Bon AppéSweet now employs seven people in Leonardtown, Maryland, nearly all of them mothers and most of them single mothers.
Black spent years as a surface warfare officer in the U.S. Navy before leaving active duty to pursue law. She earned her degree from law school while pregnant and raising her daughter. She had just passed the bar and was ready to start her career when the reserves called: she was being deployed overseas for a year, leaving behind a two-year-old daughter. That time away changed her entire outlook.
“I knew if I came home and worked as an attorney, I’d be working 80-hour weeks,” Black said. “I would get 30 minutes with her in the morning, 30 minutes at night. I couldn’t do it.” So in 2018, while she was overseas, she started planning a different future, pitching business ideas to fellow servicemembers every night at dinner until she found the one. She came home with a promise to both her daughter and herself that she would find a career that allowed her to be the mom she wanted. Bon AppéSweet was that promise realized.
I make more per chocolate bar in the Amazon store than anywhere else.
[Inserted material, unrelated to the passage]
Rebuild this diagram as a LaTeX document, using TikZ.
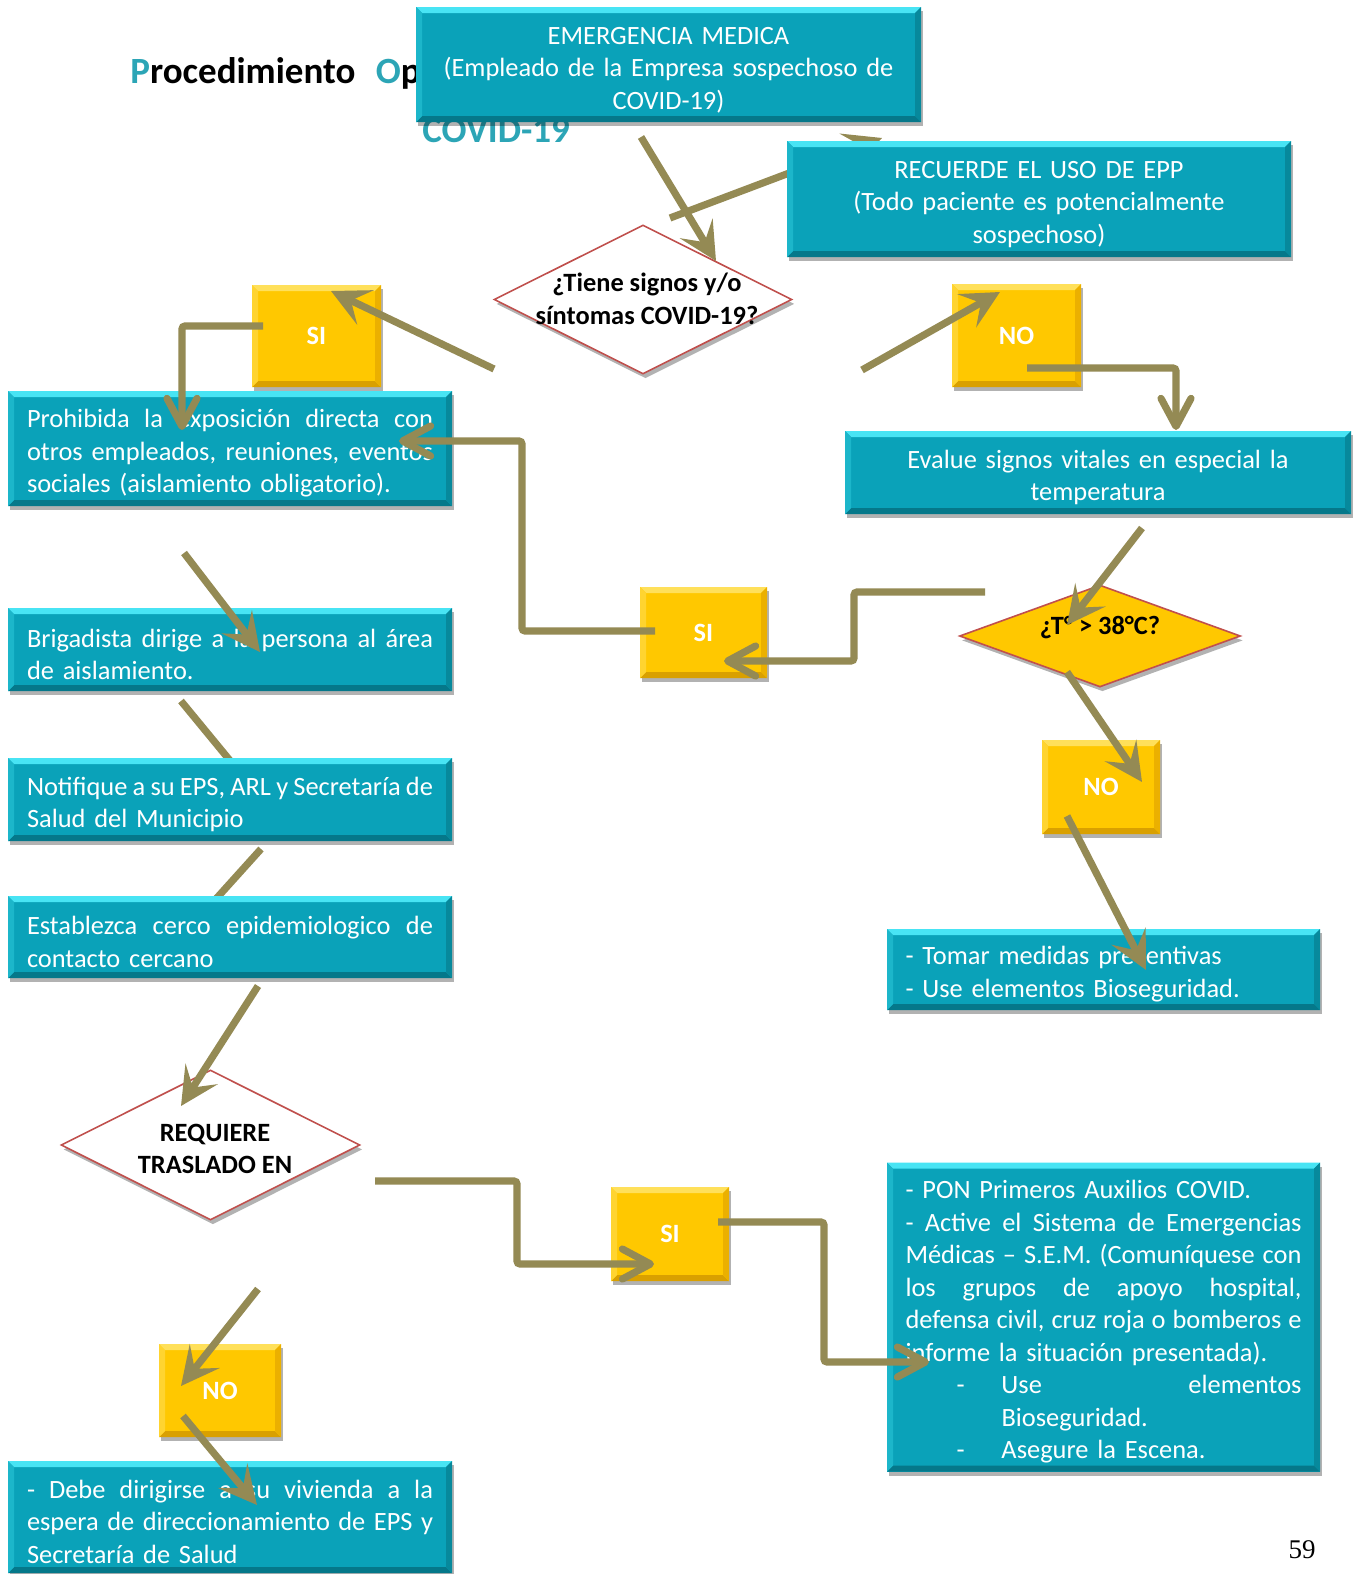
\documentclass[tikz,border=0pt]{standalone}
\usepackage{fontspec}
\setmainfont{Carlito}
\newfontfamily\numfont{Liberation Serif}
\usetikzlibrary{arrows.meta,shadows,shapes.geometric}
\setlength{\parindent}{0pt}
\definecolor{teal1}{HTML}{0AA2B9}
\definecolor{tealtop}{HTML}{48E4F4}
\definecolor{tealbot}{HTML}{05788A}
\definecolor{tealside}{HTML}{1CB6CA}
\definecolor{tealrs}{HTML}{07899C}
\definecolor{yel}{HTML}{FFC800}
\definecolor{yeltop}{HTML}{FFE05A}
\definecolor{yelbot}{HTML}{D9A000}
\definecolor{yelside}{HTML}{FFD430}
\definecolor{yelrs}{HTML}{EBB000}
\definecolor{olive}{HTML}{948A54}
\definecolor{dred}{HTML}{C0504D}
\definecolor{ttl}{HTML}{2CA5B6}
\newcommand\fs{\fontsize{13.2}{16.25}\selectfont}
\newcommand\J[1]{\leavevmode\hbox to \hsize{\spaceskip=0.226em plus 1fil minus 0.15em\relax #1}}
\tikzset{
  bev/.style n args={4}{path picture={
    \fill[#1] (path picture bounding box.north west) -- (path picture bounding box.north east) -- ([shift={(-3pt,-3pt)}]path picture bounding box.north east) -- ([shift={(3pt,-3pt)}]path picture bounding box.north west) -- cycle;
    \fill[#2] (path picture bounding box.south west) -- (path picture bounding box.south east) -- ([shift={(-3pt,3pt)}]path picture bounding box.south east) -- ([shift={(3pt,3pt)}]path picture bounding box.south west) -- cycle;
    \fill[#3] (path picture bounding box.north west) -- ([shift={(3pt,-3pt)}]path picture bounding box.north west) -- ([shift={(3pt,3pt)}]path picture bounding box.south west) -- (path picture bounding box.south west) -- cycle;
    \fill[#4] (path picture bounding box.north east) -- ([shift={(-3pt,-3pt)}]path picture bounding box.north east) -- ([shift={(-3pt,3pt)}]path picture bounding box.south east) -- (path picture bounding box.south east) -- cycle;
  }},
  shad/.style={drop shadow={shadow xshift=1.2pt, shadow yshift=-2.2pt, opacity=0.3, fill=black}},
  tealbox/.style={fill=teal1, text=white, font=\fs, inner sep=0pt, shad, bev={tealtop}{tealbot}{tealside}{tealrs},
    execute at begin node={\rule{0pt}{14pt}}},
  yelbox/.style={fill=yel, text=white, font=\fs\bfseries, inner sep=0pt, shad, bev={yeltop}{yelbot}{yelside}{yelrs}},
  dia/.style={diamond, draw=dred, line width=0.8pt, inner sep=0pt, shad},
  diatext/.style={font=\fs\bfseries, align=center, inner sep=0pt, text=black},
  conn/.style={draw=olive, line width=3.6pt},
  barb/.style={conn, -{Stealth[length=19pt,width=19pt,inset=8pt]}},
  vh/.style={conn, rounded corners=1.5pt, -{Straight Barb[length=14pt,width=15pt,round]}},
  ttlfont/.style={font=\fontsize{18.5}{21}\selectfont\bfseries},
}
\begin{document}
\begin{tikzpicture}[x=0.5pt,y=-0.5pt]
\useasboundingbox (0,0) rectangle (1355,1574);
\fill[white] (0,0) rectangle (1355,1574);

% title fragments
\node[anchor=base west, inner sep=0pt, ttlfont] (title) at (130,83) {\textcolor{ttl}{P}rocedimiento\hspace{0.55em}\textcolor{ttl}{O}p};
\node[anchor=base west, inner sep=0pt, ttlfont, text=ttl] (covid) at (422,142) {COVID-19};

% coordinates
\coordinate (a1s) at (641,137);  \coordinate (a1e) at (716,261);
\coordinate (a2s) at (670,218);  \coordinate (a2e) at (882,138);
\coordinate (a3s) at (494,369);  \coordinate (a3e) at (331,291);
\coordinate (a4s) at (862,370);  \coordinate (a4e) at (1000,292);
\coordinate (a5s) at (263,326);  \coordinate (a5m) at (182,326);  \coordinate (a5e) at (182,430);
\coordinate (a6s) at (1027,368); \coordinate (a6m) at (1176,368); \coordinate (a6e) at (1176,430);
\coordinate (a7s) at (1142,528); \coordinate (a7e) at (1067,625);
\coordinate (a8s) at (985,592);  \coordinate (a8m) at (854,592);  \coordinate (a8n) at (854,661); \coordinate (a8e) at (724,661);
\coordinate (a9s) at (655,631);  \coordinate (a9m) at (522,631);  \coordinate (a9n) at (522,441); \coordinate (a9e) at (399,441);
\coordinate (a10s) at (184,553); \coordinate (a10e) at (260,652);
\coordinate (a11s) at (181,701); \coordinate (a11e) at (232,763);
\coordinate (a12s) at (261,849); \coordinate (a12e) at (215,900);
\coordinate (a13s) at (258,986); \coordinate (a13e) at (181,1106);
\coordinate (a14s) at (375,1181); \coordinate (a14m) at (517,1181); \coordinate (a14n) at (517,1264); \coordinate (a14e) at (654,1264);
\coordinate (a15s) at (718,1222); \coordinate (a15m) at (824,1222); \coordinate (a15n) at (824,1362); \coordinate (a15e) at (929,1362);
\coordinate (a16s) at (1067,672); \coordinate (a16e) at (1142,782);
\coordinate (a17s) at (1067,816); \coordinate (a17e) at (1146,970);
\coordinate (a18s) at (258,1289); \coordinate (a18e) at (181,1386);
\coordinate (a19s) at (183,1416); \coordinate (a19e) at (257,1505);

% connectors hidden behind boxes
\draw[barb] (a2s) -- (a2e);
\draw[conn] (a11s) -- (a11e);
\draw[conn] (a12s) -- (a12e);

% teal boxes
\node[tealbox, minimum width=252.5pt, minimum height=57.5pt, text width=246pt, align=center] (emerg) at (668.5,64.5)
  {EMERGENCIA MEDICA\\(Empleado de la Empresa sospechoso de\\COVID-19)};
\node[tealbox, minimum width=252pt, minimum height=58pt, text width=246pt, align=center] (recu) at (1039,199)
  {RECUERDE EL USO DE EPP\\(Todo paciente es potencialmente\\sospechoso)};
\node[tealbox, minimum width=222pt, minimum height=57.5pt, text width=203pt, align=left] (prohib) at (230,448.5)
  {\J{Prohibida la exposición directa con}\\\J{otros empleados, reuniones, eventos}\\sociales (aislamiento obligatorio).};
\node[tealbox, minimum width=253pt, minimum height=41.5pt, text width=246pt, align=center] (evalue) at (1098,472.5)
  {Evalue signos vitales en especial la\\temperatura};
\node[tealbox, minimum width=222pt, minimum height=41.5pt, text width=203pt, align=left] (brig) at (230,649.5)
  {\J{Brigadista dirige a la persona al área}\\de aislamiento.};
\node[tealbox, minimum width=222pt, minimum height=41.5pt, text width=203pt, align=left] (notif) at (230,799.5)
  {\J{Notifique a su EPS, ARL y Secretaría de}\\Salud del Municipio};
\node[tealbox, minimum width=222pt, minimum height=41pt, text width=203pt, align=left] (estab) at (230,937)
  {\J{Establezca cerco epidemiologico de}\\contacto cercano};
\node[tealbox, minimum width=216.5pt, minimum height=40.5pt, text width=198pt, align=left] (tomar) at (1103.5,969.5)
  {- Tomar medidas preventivas\\- Use elementos Bioseguridad.};
\node[tealbox, minimum width=216.5pt, minimum height=154.5pt, text width=198pt, align=left] (pon) at (1103.5,1317)
  {- PON Primeros Auxilios COVID.\\
   \J{- Active el Sistema de Emergencias}\\
   \J{Médicas – S.E.M. (Comuníquese con}\\
   \J{los grupos de apoyo hospital,}\\
   \J{defensa civil, cruz roja o bomberos e}\\
   informe la situación presentada).\\
   \leavevmode\makebox[\hsize][l]{\hspace*{25.5pt}\makebox[22.5pt][l]{-}Use\hfill elementos}\\
   \leavevmode\hspace*{48pt}Bioseguridad.\\
   \leavevmode\hspace*{25.5pt}\makebox[22.5pt][l]{-}Asegure la Escena.};
\node[tealbox, minimum width=222pt, minimum height=56pt, text width=203pt, align=left] (debe) at (230,1517)
  {\J{- Debe dirigirse a su vivienda a la}\\\J{espera de direccionamiento de EPS y}\\Secretaría de Salud};

% yellow boxes
\node[yelbox, minimum width=64.5pt, minimum height=51pt] (si1) at (316.5,336) {SI};
\node[yelbox, minimum width=64.5pt, minimum height=51.5pt] (no1) at (1016.5,335.5) {NO};
\node[yelbox, minimum width=63.5pt, minimum height=45.5pt] (si2) at (703.5,632.5) {SI};
\node[yelbox, minimum width=59pt, minimum height=47pt] (no2) at (1101,787) {NO};
\node[yelbox, minimum width=59pt, minimum height=47pt] (si3) at (670,1234) {SI};
\node[yelbox, minimum width=61pt, minimum height=46.5pt] (no3) at (220,1390.5) {NO};

% diamonds
\node[dia, fill=white, minimum width=149pt, minimum height=74.5pt] (d1) at (643,299.5) {};
\node[diatext] (d1t) at (647,299) {¿Tiene signos y/o\\síntomas COVID-19?};
\node[dia, fill=yel, minimum width=140.5pt, minimum height=51pt] (d2) at (1100,636) {};
\node[diatext] (d2t) at (1100,628) {¿T° > 38°C?};
\node[dia, fill=white, minimum width=149.5pt, minimum height=75pt] (d3) at (210.5,1145) {};
\node[diatext] (d3t) at (215,1149) {REQUIERE\\TRASLADO EN};

% page number
\node[font=\numfont\fontsize{13.5}{15}\selectfont, inner sep=0pt] (pg) at (1302,1550) {59};

% connectors on top
\draw[barb] (a1s) -- (a1e);
\draw[barb] (a3s) -- (a3e);
\draw[barb] (a4s) -- (a4e);
\draw[vh] (a5s) -- (a5m) -- (a5e);
\draw[vh] (a6s) -- (a6m) -- (a6e);
\draw[barb] (a7s) -- (a7e);
\draw[vh] (a8s) -- (a8m) -- (a8n) -- (a8e);
\draw[vh] (a9s) -- (a9m) -- (a9n) -- (a9e);
\draw[barb] (a10s) -- (a10e);
\draw[barb] (a13s) -- (a13e);
\draw[vh] (a14s) -- (a14m) -- (a14n) -- (a14e);
\draw[vh] (a15s) -- (a15m) -- (a15n) -- (a15e);
\draw[barb] (a16s) -- (a16e);
\draw[barb] (a17s) -- (a17e);
\draw[barb] (a18s) -- (a18e);
\draw[barb] (a19s) -- (a19e);
\end{tikzpicture}
\end{document}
In 2026, Bon AppéSweet surpassed $1 million in annual sales, less than three years after Black first put $10 a day into Amazon Ads. Her five-year goal is $10 million, and Amazon is the engine she’s counting on to get there. Because of the flexibility gained by being an entrepreneur, Black is able to pick her daughter up from school every afternoon. When the school hosts an event, Black can volunteer. The kids in her daughter’s class all know her name. They have family movie night every Friday and Momma-daughter day every Sunday. She said she’s able to wear 3 hats; Mom, CEO, Boss, and Amazon helps her do that.
“Bon AppéSweet is a beacon for every mom, every single parent, every woman, every Black woman, every veteran that dreams can come true,” Black said. “Don’t let anybody else write your story for you. It’s your story to write.”